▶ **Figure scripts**
- - -

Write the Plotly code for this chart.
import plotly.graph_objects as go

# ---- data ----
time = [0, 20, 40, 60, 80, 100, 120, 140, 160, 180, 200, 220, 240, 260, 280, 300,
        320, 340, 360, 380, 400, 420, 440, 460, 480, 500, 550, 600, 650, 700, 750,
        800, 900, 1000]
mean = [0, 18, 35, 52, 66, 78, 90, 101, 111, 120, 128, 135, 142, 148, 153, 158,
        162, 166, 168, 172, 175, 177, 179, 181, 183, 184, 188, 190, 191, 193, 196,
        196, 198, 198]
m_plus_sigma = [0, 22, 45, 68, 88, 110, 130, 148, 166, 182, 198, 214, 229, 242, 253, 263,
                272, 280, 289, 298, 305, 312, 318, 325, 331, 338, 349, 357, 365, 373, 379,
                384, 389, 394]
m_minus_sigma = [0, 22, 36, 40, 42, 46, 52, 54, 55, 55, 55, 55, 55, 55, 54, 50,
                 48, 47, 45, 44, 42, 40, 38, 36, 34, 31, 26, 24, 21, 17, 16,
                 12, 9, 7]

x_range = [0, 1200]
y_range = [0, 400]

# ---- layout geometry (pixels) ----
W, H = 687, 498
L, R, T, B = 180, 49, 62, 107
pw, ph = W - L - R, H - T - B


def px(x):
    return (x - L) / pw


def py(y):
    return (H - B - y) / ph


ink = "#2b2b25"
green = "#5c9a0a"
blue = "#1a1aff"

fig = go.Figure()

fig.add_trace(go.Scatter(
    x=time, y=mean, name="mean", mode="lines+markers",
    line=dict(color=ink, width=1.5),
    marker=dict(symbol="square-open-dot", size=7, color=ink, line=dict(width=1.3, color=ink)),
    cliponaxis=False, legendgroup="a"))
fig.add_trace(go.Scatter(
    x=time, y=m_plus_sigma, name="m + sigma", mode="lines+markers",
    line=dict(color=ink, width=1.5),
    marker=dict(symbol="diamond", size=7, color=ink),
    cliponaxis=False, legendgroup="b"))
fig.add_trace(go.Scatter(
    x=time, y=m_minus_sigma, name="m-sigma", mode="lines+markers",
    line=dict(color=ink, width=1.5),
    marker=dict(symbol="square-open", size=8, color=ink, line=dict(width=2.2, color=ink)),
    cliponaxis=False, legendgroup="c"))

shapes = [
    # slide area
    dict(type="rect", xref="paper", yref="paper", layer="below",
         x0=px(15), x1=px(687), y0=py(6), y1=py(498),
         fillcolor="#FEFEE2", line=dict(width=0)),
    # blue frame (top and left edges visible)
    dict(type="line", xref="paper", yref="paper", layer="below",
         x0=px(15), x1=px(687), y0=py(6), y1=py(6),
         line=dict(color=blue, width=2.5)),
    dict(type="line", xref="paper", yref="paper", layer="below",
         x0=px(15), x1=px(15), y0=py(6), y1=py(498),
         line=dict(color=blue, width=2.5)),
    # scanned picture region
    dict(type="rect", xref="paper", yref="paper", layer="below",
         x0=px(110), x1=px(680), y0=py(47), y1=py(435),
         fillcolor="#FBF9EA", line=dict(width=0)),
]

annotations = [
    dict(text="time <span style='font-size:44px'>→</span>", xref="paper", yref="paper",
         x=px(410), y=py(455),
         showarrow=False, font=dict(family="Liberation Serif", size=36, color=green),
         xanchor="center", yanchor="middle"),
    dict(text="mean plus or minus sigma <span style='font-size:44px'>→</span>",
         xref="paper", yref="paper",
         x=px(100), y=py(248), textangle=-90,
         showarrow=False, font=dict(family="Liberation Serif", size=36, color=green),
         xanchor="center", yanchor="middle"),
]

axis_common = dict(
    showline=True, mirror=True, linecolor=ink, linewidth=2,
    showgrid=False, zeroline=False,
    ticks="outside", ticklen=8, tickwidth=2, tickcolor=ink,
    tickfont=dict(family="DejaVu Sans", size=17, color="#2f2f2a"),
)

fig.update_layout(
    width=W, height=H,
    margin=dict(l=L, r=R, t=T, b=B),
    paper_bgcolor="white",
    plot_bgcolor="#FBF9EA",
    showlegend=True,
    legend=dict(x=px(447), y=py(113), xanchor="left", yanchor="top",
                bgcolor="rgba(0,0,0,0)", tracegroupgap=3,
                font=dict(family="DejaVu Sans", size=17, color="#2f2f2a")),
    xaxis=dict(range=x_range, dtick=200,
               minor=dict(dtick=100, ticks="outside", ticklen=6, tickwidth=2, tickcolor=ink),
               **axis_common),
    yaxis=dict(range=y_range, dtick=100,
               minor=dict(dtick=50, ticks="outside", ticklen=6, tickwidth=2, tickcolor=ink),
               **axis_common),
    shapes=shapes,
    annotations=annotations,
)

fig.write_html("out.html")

- - -

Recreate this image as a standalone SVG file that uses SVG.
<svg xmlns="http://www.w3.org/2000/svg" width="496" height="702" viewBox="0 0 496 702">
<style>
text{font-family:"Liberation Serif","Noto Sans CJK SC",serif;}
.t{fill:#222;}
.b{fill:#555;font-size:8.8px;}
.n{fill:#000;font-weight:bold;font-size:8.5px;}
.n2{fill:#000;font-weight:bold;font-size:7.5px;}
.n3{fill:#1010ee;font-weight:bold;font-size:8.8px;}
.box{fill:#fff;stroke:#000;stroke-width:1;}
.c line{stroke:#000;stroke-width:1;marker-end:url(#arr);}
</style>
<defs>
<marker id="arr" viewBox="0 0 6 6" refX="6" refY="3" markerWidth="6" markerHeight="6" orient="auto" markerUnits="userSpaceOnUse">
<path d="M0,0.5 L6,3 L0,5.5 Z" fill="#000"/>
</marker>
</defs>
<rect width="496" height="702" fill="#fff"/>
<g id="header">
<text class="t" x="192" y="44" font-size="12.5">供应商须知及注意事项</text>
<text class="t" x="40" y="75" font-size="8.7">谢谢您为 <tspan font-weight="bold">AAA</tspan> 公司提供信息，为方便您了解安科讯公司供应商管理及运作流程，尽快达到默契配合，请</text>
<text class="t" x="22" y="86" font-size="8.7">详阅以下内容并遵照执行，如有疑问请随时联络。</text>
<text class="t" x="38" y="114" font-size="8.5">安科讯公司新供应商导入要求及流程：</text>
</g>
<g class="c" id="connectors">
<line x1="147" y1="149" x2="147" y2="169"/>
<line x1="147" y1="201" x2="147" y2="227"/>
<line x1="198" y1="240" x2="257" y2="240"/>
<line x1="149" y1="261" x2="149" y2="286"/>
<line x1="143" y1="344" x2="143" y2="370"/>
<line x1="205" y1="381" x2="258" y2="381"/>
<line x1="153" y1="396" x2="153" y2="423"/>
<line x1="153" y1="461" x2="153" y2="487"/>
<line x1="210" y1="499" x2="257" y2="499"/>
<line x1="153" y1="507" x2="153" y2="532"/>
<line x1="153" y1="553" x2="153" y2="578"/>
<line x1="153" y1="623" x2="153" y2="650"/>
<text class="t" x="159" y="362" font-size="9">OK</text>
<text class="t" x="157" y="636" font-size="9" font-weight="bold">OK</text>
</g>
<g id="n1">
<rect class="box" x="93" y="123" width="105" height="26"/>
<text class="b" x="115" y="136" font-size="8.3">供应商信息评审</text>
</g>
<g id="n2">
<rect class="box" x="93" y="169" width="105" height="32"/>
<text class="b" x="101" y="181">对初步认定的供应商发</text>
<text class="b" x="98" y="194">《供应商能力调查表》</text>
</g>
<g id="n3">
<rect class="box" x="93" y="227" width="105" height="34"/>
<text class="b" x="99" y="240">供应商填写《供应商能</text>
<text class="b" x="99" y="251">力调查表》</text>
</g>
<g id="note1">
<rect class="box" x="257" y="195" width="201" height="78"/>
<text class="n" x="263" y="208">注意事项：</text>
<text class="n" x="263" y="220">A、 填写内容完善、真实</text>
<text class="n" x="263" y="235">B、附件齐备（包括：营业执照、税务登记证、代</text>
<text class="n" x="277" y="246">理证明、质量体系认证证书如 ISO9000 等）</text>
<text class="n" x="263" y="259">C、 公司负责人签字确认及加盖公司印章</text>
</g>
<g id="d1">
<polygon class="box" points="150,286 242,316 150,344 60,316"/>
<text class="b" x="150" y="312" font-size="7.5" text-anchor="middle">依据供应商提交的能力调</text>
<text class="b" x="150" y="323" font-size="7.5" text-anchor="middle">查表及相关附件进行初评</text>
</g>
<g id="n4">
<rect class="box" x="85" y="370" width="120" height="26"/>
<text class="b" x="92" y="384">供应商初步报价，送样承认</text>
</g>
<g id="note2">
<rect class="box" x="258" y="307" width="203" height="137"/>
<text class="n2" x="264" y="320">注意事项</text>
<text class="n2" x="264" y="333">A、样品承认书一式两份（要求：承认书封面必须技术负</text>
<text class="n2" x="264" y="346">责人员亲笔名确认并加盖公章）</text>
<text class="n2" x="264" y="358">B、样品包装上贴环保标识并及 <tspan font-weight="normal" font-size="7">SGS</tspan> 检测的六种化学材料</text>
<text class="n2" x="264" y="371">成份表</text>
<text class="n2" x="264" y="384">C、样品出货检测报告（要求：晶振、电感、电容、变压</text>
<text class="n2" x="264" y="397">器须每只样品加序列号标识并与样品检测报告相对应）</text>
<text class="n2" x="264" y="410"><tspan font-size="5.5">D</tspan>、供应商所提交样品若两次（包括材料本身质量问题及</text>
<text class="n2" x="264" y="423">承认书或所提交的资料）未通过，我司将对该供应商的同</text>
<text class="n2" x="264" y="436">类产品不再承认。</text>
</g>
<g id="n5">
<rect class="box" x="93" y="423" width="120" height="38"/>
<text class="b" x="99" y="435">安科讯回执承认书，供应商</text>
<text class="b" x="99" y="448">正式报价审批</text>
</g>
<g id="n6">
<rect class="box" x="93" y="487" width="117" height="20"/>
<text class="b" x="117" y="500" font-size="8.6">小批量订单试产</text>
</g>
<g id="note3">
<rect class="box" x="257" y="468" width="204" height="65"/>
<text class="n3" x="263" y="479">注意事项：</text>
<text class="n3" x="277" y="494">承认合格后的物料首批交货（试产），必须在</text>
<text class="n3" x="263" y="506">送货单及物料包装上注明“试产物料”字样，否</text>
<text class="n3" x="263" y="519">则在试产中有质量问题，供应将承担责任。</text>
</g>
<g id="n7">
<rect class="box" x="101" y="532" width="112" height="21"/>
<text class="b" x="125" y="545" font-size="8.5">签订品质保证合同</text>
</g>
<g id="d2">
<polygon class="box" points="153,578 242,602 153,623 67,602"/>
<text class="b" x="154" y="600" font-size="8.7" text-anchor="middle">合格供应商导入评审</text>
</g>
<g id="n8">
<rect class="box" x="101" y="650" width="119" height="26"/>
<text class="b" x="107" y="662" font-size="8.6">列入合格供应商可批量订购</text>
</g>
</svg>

- - -

▶ **Exercise task**
Retype, in the same exact form, the lines of the material above from the line holding "Write the Plotly code for this chart." through the line holding "import plotly.graph_objects as go".

▶ **Task solution**
Write the Plotly code for this chart.
import plotly.graph_objects as go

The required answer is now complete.